DIO RIMANE FEDELE ANCHE QUANDO METTE ALLA PROVA
Dal momento che il Salmo parla abbondantemente di mura abbattute e di fortezze diroccate fa pensare ad una sequenza di rovesci militari subiti da Israele dalle armate assire o egiziane sembrerebbe a causa delle sue infedeltà a Dio. Invece …
Il Salmo si apre con il ricordo delle promesse fatte da Jhwh a Davide e alla sua discendenza (vv 4-5) «Ho stretto un’alleanza con il mio eletto, ho giurato a Davide mio servo: stabilirò per sempre la tua discendenza, ti darò un trono che duri nei secoli». Poi il Salmo continua inneggiando alla potenza di Dio (vv 6-20): «I cieli cantano le tue meraviglie, Signore, la tua fedeltà nell’assemblea dei santi …».

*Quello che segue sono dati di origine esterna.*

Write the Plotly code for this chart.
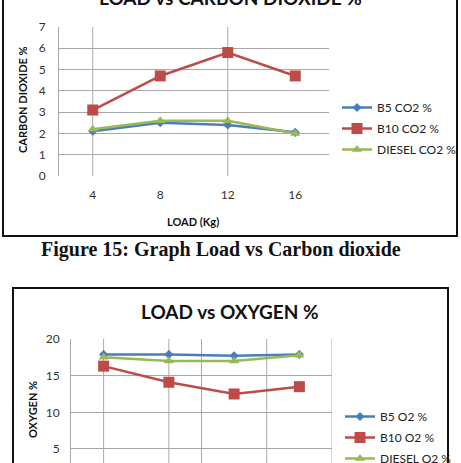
import plotly.graph_objects as go

W, H = 461, 463

loads = [4, 8, 12, 16]
b5_co2 = [2.1, 2.5, 2.4, 2.05]
b10_co2 = [3.1, 4.7, 5.8, 4.7]
diesel_co2 = [2.2, 2.6, 2.6, 2.0]

b5_o2 = [17.9, 17.9, 17.7, 17.9]
b10_o2 = [16.3, 14.1, 12.5, 13.5]
diesel_o2 = [17.5, 17.0, 17.0, 17.8]

co2_names = ["B5 CO2 %", "B10 CO2 %", "DIESEL CO2 %"]
o2_names = ["B5 O2 %", "B10 O2 %", "DIESEL O2 %"]

BLUE, RED, GREEN = "#4a7ebb", "#be4b48", "#98b954"
GRID = "#a8a8a8"
FONT = "Lato"


def px(x):
    return x / W


def py(y):
    return 1 - y / H


fig = go.Figure()

styles = [
    (BLUE, "diamond", 7),
    (RED, "square", 11),
    (GREEN, "triangle-up", 9),
]

for vals, name, (c, sym, sz), grp in zip([b5_co2, b10_co2, diesel_co2], co2_names, styles, ["a", "b", "c"]):
    fig.add_trace(go.Scatter(
        x=loads, y=vals, name=name, mode="lines+markers",
        line=dict(color=c, width=2.5), marker=dict(symbol=sym, size=sz, color=c),
        xaxis="x", yaxis="y", legend="legend", legendgroup=grp))

for vals, name, (c, sym, sz), grp in zip([b5_o2, b10_o2, diesel_o2], o2_names, styles, ["d", "e", "f"]):
    fig.add_trace(go.Scatter(
        x=loads, y=vals, name=name, mode="lines+markers",
        line=dict(color=c, width=2.5), marker=dict(symbol=sym, size=sz, color=c),
        xaxis="x2", yaxis="y2", legend="legend2", legendgroup=grp))

tickfont = dict(family=FONT, size=12, color="#333333")

fig.update_layout(
    width=W, height=H,
    margin=dict(l=0, r=0, t=0, b=0, autoexpand=False),
    paper_bgcolor="white", plot_bgcolor="white",
    showlegend=True,
    xaxis=dict(domain=[px(59), px(329)], range=[2, 18], tickvals=loads,
               showgrid=False, zeroline=False, showline=False, ticks="",
               tickfont=tickfont, ticklabelstandoff=10, anchor="y"),
    yaxis=dict(domain=[py(176), py(27)], range=[0, 7], dtick=1,
               showgrid=True, gridcolor=GRID, gridwidth=1, zeroline=False,
               showline=True, linecolor=GRID, ticks="", tickfont=tickfont,
               ticklabelstandoff=10, anchor="x"),
    xaxis2=dict(domain=[px(71), px(332)], range=[2, 18], tickvals=loads,
                showgrid=False, zeroline=False, showline=False, ticks="",
                showticklabels=False, anchor="y2"),
    yaxis2=dict(domain=[0, py(339)], range=[20 - (H - 339) / 7.33, 20],
                tickvals=[5, 10, 15, 20],
                showgrid=True, gridcolor=GRID, gridwidth=1, zeroline=False,
                showline=True, linecolor=GRID, ticks="", tickfont=tickfont,
                ticklabelstandoff=8, anchor="x2"),
    legend=dict(x=px(337), y=py(93), xanchor="left", yanchor="top",
                font=dict(family=FONT, size=12, color="#222"),
                tracegroupgap=2, bgcolor="rgba(0,0,0,0)", itemwidth=30),
    legend2=dict(x=px(340), y=py(402), xanchor="left", yanchor="top",
                 font=dict(family=FONT, size=12, color="#222"),
                 tracegroupgap=2, bgcolor="rgba(0,0,0,0)", itemwidth=30),
)

# vertical gridlines
for xv in [4, 12]:
    fig.add_shape(type="line", xref="x", yref="y domain", x0=xv, x1=xv, y0=0, y1=1,
                  line=dict(color=GRID, width=1), layer="below")
for xv in [4, 8, 10, 14, 18]:
    fig.add_shape(type="line", xref="x2", yref="y2 domain", x0=xv, x1=xv, y0=0, y1=1,
                  line=dict(color=GRID, width=1), layer="below")

# chart frames
fig.add_shape(type="rect", xref="paper", yref="paper", x0=px(3), x1=px(457), y0=py(236), y1=py(-20),
              line=dict(color="#111", width=2))
fig.add_shape(type="rect", xref="paper", yref="paper", x0=px(13), x1=px(448), y0=py(500), y1=py(288),
              line=dict(color="#111", width=2))

ann = [
    dict(text="<b>LOAD vs CARBON DIOXIDE %</b>", x=px(230), y=py(-2), font=dict(family=FONT, size=19, color="#111")),
    dict(text="<b>CARBON DIOXIDE %</b>", x=px(23), y=py(100), textangle=-90, font=dict(family=FONT, size=11, color="#111")),
    dict(text="<b>LOAD (Kg)</b>", x=px(193), y=py(221), font=dict(family=FONT, size=11, color="#111")),
    dict(text="<b>Figure 15: Graph Load vs Carbon dioxide</b>", x=px(221), y=py(250),
         font=dict(family="Liberation Serif", size=20, color="#111")),
    dict(text="<b>LOAD vs OXYGEN %</b>", x=px(230), y=py(311), font=dict(family=FONT, size=19, color="#111")),
    dict(text="<b>OXYGEN %</b>", x=px(32), y=py(410), textangle=-90, font=dict(family=FONT, size=11, color="#111")),
]
for a in ann:
    fig.add_annotation(xref="paper", yref="paper", showarrow=False, xanchor="center", yanchor="middle", **a)

fig.write_html("out.html")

Ritorna l’impegno di Jhwh con l’alleanza: «Ho trovato Davide, mio servo, con il mio santo olio l’ho consacrato; la mia mano è il suo sostegno…». Infine lo sconcerto di fronte alla catastrofe che si è abbattuta su Israele nonostante le promesse di stabilità che aveva avuto.
I discendenti di Davide, imbelli, arroganti e ingordi, hanno dimenticato l’alleanza che il loro capostipite aveva stipulato con Jhwh, ma Dio non la mette in discussione:
«Se i suoi figli abbandoneranno la mia legge e non seguiranno i miei decreti (…) punirò con la verga il loro peccato (…) ma non gli toglierò la mia grazia e alla mia fedeltà non verrò mai meno».
Allora Dio permise che lo splendore di quello che era stato costruito venisse distrutto: «Ma tu lo hai respinto e ripudiato, ti sei adirato contro il tuo consacrato; hai rotto l’alleanza con il tuo servo, hai profanato nel fango la sua corona. Hai abbattuto tutte le sue mura / e diroccato le sue fortezze; tutti i passanti lo hanno depredato, è divenuto lo scherno dei suoi vicini». Era stato il modo con cui Jhwh aveva voluto riportarli nell’alleanza.
Segue l’invocazione pressante perché Dio ponga fine a quel degrado: «Fino a quando, Signore, continuerai a tenerti nascosto, arderà come fuoco la tua ira? (…) Dove sono, Signore, le tue grazie di un tempo, che per la tua fedeltà hai giurato a Davide?»
Il Salmo termina con un grido si speranza («Benedetto il Signore in eterno. Amen, amen) quasi il protagonista avesse capito il senso di quella sofferenza.